AC: I understand you have your own media company?
JE: Yes. I have a music performing arts production and consulting company. The Stargate Entertainment Group,, working with industry professionals. We are creating new visions, business opportunities, and venture capital with products and services catering to the Hispanic market in California and the southwestern states. This is a demography I helped create as an artist and successful recording musician, bassist, singer, songwriter producer. I have three new cd's in the works.

AC: New Music?
JE: One new from Thee Midniters...and two solo projects in English and Spanish some interest in filming my colorful art walk!

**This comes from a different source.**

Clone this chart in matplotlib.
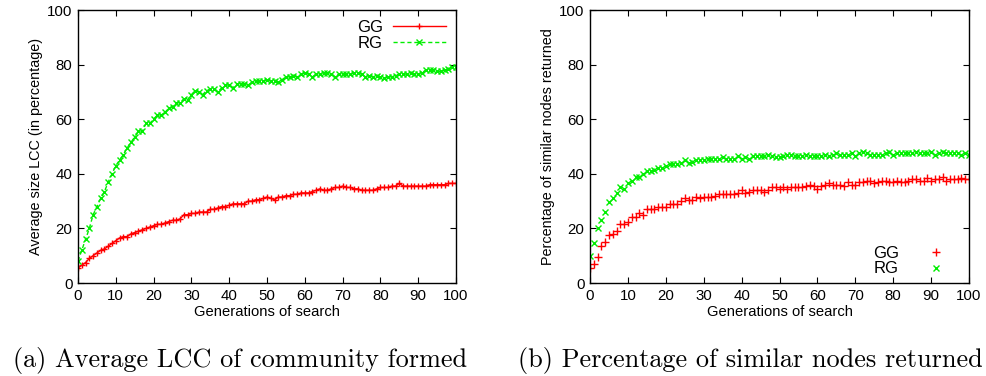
import matplotlib.pyplot as plt
import numpy as np

plt.rcParams['font.family'] = ['Liberation Sans', 'DejaVu Sans']

# generations 0..100
gens = np.arange(0, 101)

# (a) average size of LCC (in percentage)
lcc_gg = [5.5, 6.5, 7.5, 9, 10, 11, 12, 12.5, 13.5, 14.5,
          15.5, 16.5, 17, 17, 18, 18.5, 19, 19.5, 20, 20.5,
          21, 21.5, 21.5, 22, 22.5, 23, 23, 23.5, 25, 25,
          25.5, 25.5, 26, 26, 26, 27, 27, 27.5, 28, 28,
          28.5, 29, 29, 29, 29, 30, 30, 30.5, 30.5, 31,
          31.5, 31, 30.5, 31.5, 31.5, 32, 32, 32.5, 32.5, 33,
          33, 33, 33.5, 34, 34.5, 34, 34, 34.5, 35, 35,
          35.5, 35, 35, 34.5, 34.5, 34, 34, 34, 34, 34.5,
          35, 35, 35, 35.5, 35.5, 36.5, 35.5, 35.5, 35.5, 35.5,
          35.5, 35.5, 35.5, 36, 36, 36, 36, 36, 36.5, 36.5, 36.5]
lcc_rg = [8, 12, 16, 20, 25, 28, 31, 33.5, 37, 40,
          43, 45, 47, 49.5, 51.5, 53.5, 55.5, 55.5, 58.5, 58.5,
          60, 61.5, 61.5, 62.5, 64, 64.5, 66, 66, 67.5, 67,
          69, 70.5, 70, 69, 70.5, 71, 71, 70, 71.5, 72.5,
          72.5, 71.5, 73, 73, 73, 72.5, 73.5, 74, 74, 74,
          74.5, 74, 74, 73.5, 74.5, 75.5, 75.5, 76, 75.5, 76.5,
          77, 76.5, 75.5, 76.5, 76.5, 77, 77, 76.5, 75.5, 76.5,
          76.5, 76.5, 76.5, 77, 77, 76.5, 75.5, 76, 75.5, 76,
          75.5, 75, 75.5, 75.5, 76, 76.5, 76.5, 76.5, 77, 76.5,
          76.5, 77, 78, 78, 78, 77.5, 77.5, 78, 78.5, 79, 79]

# (b) percentage of similar nodes returned
sim_gg = [5.5, 7, 9.5, 13.5, 15, 17.5, 18, 19, 21.5, 21.5,
          22.5, 24, 24, 25.5, 25, 27, 27, 27, 28, 28,
          28, 29, 29, 29, 30, 31, 30.5, 30.5, 31.5, 31,
          31.5, 31.5, 31.5, 32, 32.5, 32.5, 32.5, 32.5, 32.5, 33,
          34, 33, 33.5, 34, 34, 34, 33.5, 34, 35, 35,
          34.5, 35, 34.5, 35, 35, 35, 35, 35.5, 36, 35.5,
          34.5, 35.5, 36, 36.5, 36, 36, 36, 35.5, 37, 36,
          36, 37, 37, 37.5, 37.5, 36.5, 37, 37.5, 37.5, 37,
          37, 37.5, 37, 37, 37.5, 38, 38, 37.5, 37.5, 38.5,
          37.5, 38, 38, 39, 37.5, 38, 38, 38, 38.5, 38, 38]
sim_rg = [10, 14.5, 20, 23, 26, 29.5, 31, 33, 35, 34.5,
          36.5, 37.5, 39, 39, 40, 41, 41, 41.5, 42, 42,
          43, 43.5, 43.5, 43.5, 44, 45, 44, 44.5, 45, 45,
          45, 45.5, 45.5, 45.5, 45.5, 46, 45.5, 45.5, 45.5, 46.5,
          45.5, 46, 45.5, 46.5, 46.5, 46.5, 46.5, 47, 46.5, 46,
          46, 46.5, 47, 47, 46.5, 46.5, 46.5, 47, 46.5, 46.5,
          46.5, 46.5, 47, 46.5, 47, 47.5, 47, 47, 47, 47.5,
          46.5, 47.5, 48, 47.5, 47, 47, 47, 47, 47.5, 48,
          47, 47.5, 47.5, 47.5, 47.5, 47.5, 48, 47.5, 47.5, 47.5,
          48, 47, 47.5, 48, 47.5, 47.5, 47.5, 47.5, 47, 47.5, 47]

red = '#ff0000'
green = '#00ee00'

fig = plt.figure(figsize=(9.86, 3.76), dpi=100)
ax1 = fig.add_axes([0.0791, 0.2473, 0.3834, 0.7261])
ax2 = fig.add_axes([0.5984, 0.2473, 0.3844, 0.7261])

# left panel: lines with markers
ax1.plot(gens, lcc_gg, color=red, lw=1, marker='+', ms=5, mew=1, label='GG')
ax1.plot(gens, lcc_rg, color=green, lw=1, ls=(0, (3, 2)), marker='x', ms=4,
         mew=1, label='RG')
ax1.set_ylabel('Average size LCC (in percentage)', fontsize=10.4, labelpad=3)
ax1.legend(loc='upper right', frameon=False, markerfirst=False, fontsize=12,
           handlelength=3.2, borderaxespad=0.2, labelspacing=0.05,
           handletextpad=0.6)

# right panel: markers only
ax2.plot(gens, sim_gg, ls='none', color=red, marker='+', ms=5.5, mew=1, label='GG')
ax2.plot(gens, sim_rg, ls='none', color=green, marker='x', ms=4.5, mew=1, label='RG')
ax2.set_ylabel('Percentage of similar nodes returned', fontsize=10.4, labelpad=3)
ax2.legend(loc='lower right', frameon=False, markerfirst=False, fontsize=12,
           handlelength=3.2, borderaxespad=0.0, labelspacing=0.05,
           handletextpad=0.6)

for ax in (ax1, ax2):
    ax.set_xlim(0, 100)
    ax.set_ylim(0, 100)
    ax.set_xticks(np.arange(0, 101, 10))
    ax.set_yticks(np.arange(0, 101, 20))
    ax.tick_params(direction='in', top=True, right=True, labelsize=10.8,
                   length=4, pad=4)
    ax.set_xlabel('Generations of search', fontsize=10.6, labelpad=2)
    for s in ax.spines.values():
        s.set_linewidth(1)

# subfigure captions
fig.text(0.0132, 0.024, '(a) Average LCC of community formed', family='cmr10',
         fontsize=18.9, ha='left', va='baseline')
fig.text(0.5254, 0.024, '(b) Percentage of similar nodes returned', family='cmr10',
         fontsize=18.9, ha='left', va='baseline')

fig.savefig('out.png', dpi=100)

AC: What are some things still on your bucket list?
JE: Bucket list? Here goes, Campaign Manager for a politician who can't be bought. Record live at Martha's Vineyard produced by Paul McCartney. Have Donald Trump invest in The Stargate Entertainment Group to empower the rising populace of Hispanics in the USA, a good political move while creating jobs. Have a Jimmy Espinoza Disneyland E-Ticket ride created by Johnny Depp, Tim Burton, Robert Rodriguez and Quentin Tarantino, and finally, sing at the White House…
Me, Gracie’s kid! How's That?

In all honesty, I am currently dematerializing paradigms (histories of oppression that aren't beneficial to our rich culture) and installing a new technology of software that will create an artistic legacy of pure music art and entertainment to uplift all its recipients, this is what I do and love.

AC: What would you like your legacy to be?
JE: To be remembered as a brother and friend and thank you for the opportunity to tell my story! Blessings to all! To the People! Jimmy Espinoza, Artist.